In the PT, by contrast, the focus is on the battle... in TPM, aside from watching the lightsaber fight (which was great because it focussed on individual characters), we're watching droids *yawn* fight no-name gungans, who aren't even sympathetic as a species. Same is true with the battle in AOTC -- do I really care which no-name Jedi dies or which robot gets blown up? No, because these characters mean nothing to me. At least things kind of got on track in ROTS, in my opinion, because once again most of the fighting focussed on individual characters that we have some emotional attachment to (or at least, should have an attachment to).
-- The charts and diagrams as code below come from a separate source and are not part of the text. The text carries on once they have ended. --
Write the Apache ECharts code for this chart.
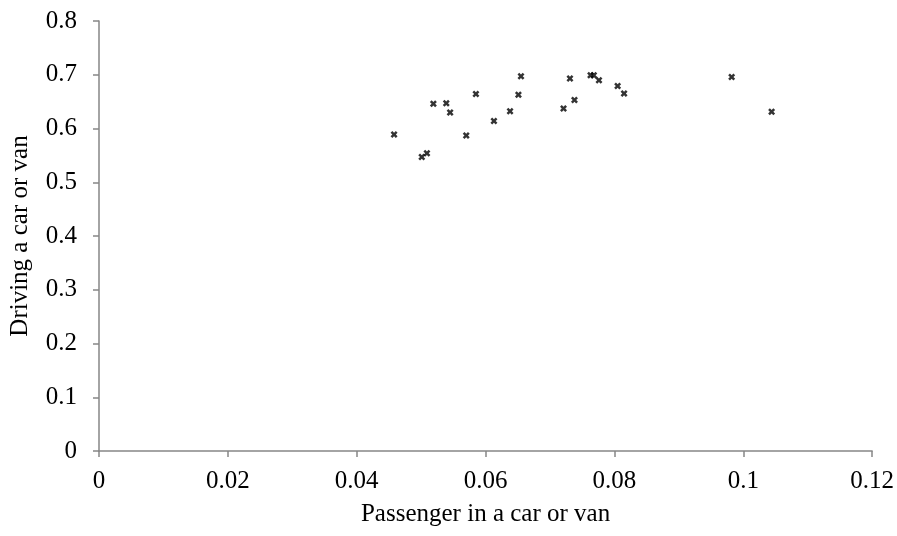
<!DOCTYPE html>
<html>
<head>
<meta charset="utf-8">
<script src="https://cdn.jsdelivr.net/npm/echarts@6/dist/echarts.min.js"></script>
<style>html,body{margin:0;padding:0;background:#fff}#c{width:897px;height:536px}</style>
</head>
<body>
<div id="c"></div>
<script>
var passenger = [0.0458,0.0519,0.0539,0.0545,0.0585,0.0655,0.0651,0.0638,0.0613,0.0570,0.0509,0.0501,0.0731,0.0763,0.0768,0.0776,0.0805,0.0815,0.0738,0.0721,0.0982,0.1044];
var driving   = [0.589,0.646,0.647,0.630,0.664,0.697,0.663,0.632,0.614,0.587,0.554,0.547,0.693,0.699,0.699,0.690,0.679,0.665,0.653,0.637,0.696,0.631];
var xTicks = {min:0, max:0.12, interval:0.02};
var yTicks = {min:0, max:0.8, interval:0.1};
var xName = 'Passenger in a car or van';
var yName = 'Driving a car or van';

var pts = passenger.map(function(x,i){return [x, driving[i]];});
var font = 'Liberation Serif';
function fmt(v){return String(parseFloat(v.toFixed(4)));}
var chart = echarts.init(document.getElementById('c'));
chart.setOption({
  animation:false,
  grid:{left:97,right:24,top:21,bottom:85},
  xAxis:{type:'value',min:xTicks.min,max:xTicks.max,interval:xTicks.interval,
    name:xName,nameLocation:'middle',nameGap:51,
    nameTextStyle:{fontFamily:font,fontSize:25,color:'#000'},
    axisLine:{lineStyle:{color:'#868686',width:1.5}},
    axisTick:{show:true,length:6,inside:false,lineStyle:{color:'#868686',width:1.5}},
    splitLine:{show:false},
    axisLabel:{fontFamily:font,fontSize:25,color:'#000',margin:18,formatter:fmt}
  },
  yAxis:{type:'value',min:yTicks.min,max:yTicks.max,interval:yTicks.interval,
    name:yName,nameLocation:'middle',nameGap:66,
    nameTextStyle:{fontFamily:font,fontSize:25,color:'#000'},
    axisLine:{show:true,lineStyle:{color:'#868686',width:1.5}},
    axisTick:{show:true,length:6,inside:false,lineStyle:{color:'#868686',width:1.5}},
    splitLine:{show:false},
    axisLabel:{fontFamily:font,fontSize:25,color:'#000',margin:22,formatter:fmt}
  },
  series:[{type:'scatter',data:pts,
    symbol:'path://M0,2.5L2.5,0L5,2.5L7.5,0L10,2.5L7.5,5L10,7.5L7.5,10L5,7.5L2.5,10L0,7.5L2.5,5Z',
    symbolSize:7,itemStyle:{color:'#000'}}]
});
</script>
</body>
</html>
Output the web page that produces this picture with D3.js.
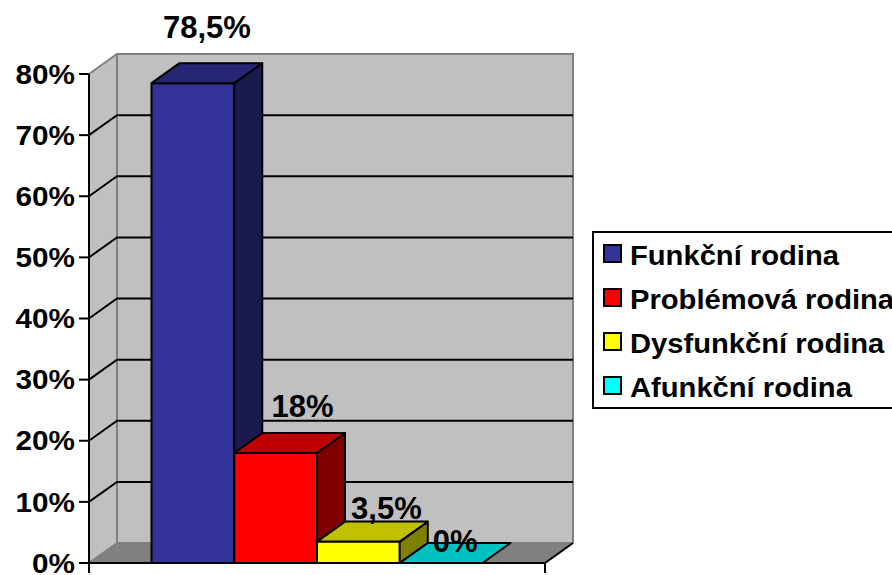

Overall, I'd agree that one of the great failings of the PT is the characters. Not only were they not focussed upon sufficiently, but most of the performances were too rigid and two-dimensional. I wonder if this is due in part to Lucas discouraging any deviation from the script. If so, it's too bad, as the actors could likely have delivered better performances if only they could have changed some of the dialogue. I would hope that they had as much leeway as Scorcsese gave his actors in The Departed, where he was happy with any alterations the actors wanted to make to their characters or dialogue, as long as it didn't change the overall story or character arc.

As for my original question, is the PT "technically" different from the OT? For example, is it just my imagination, or are there more medium and close-up shots in the OT? If so, would this have a subconscious effect on the viewer by making them feel more/less intimate with the on-screen characters?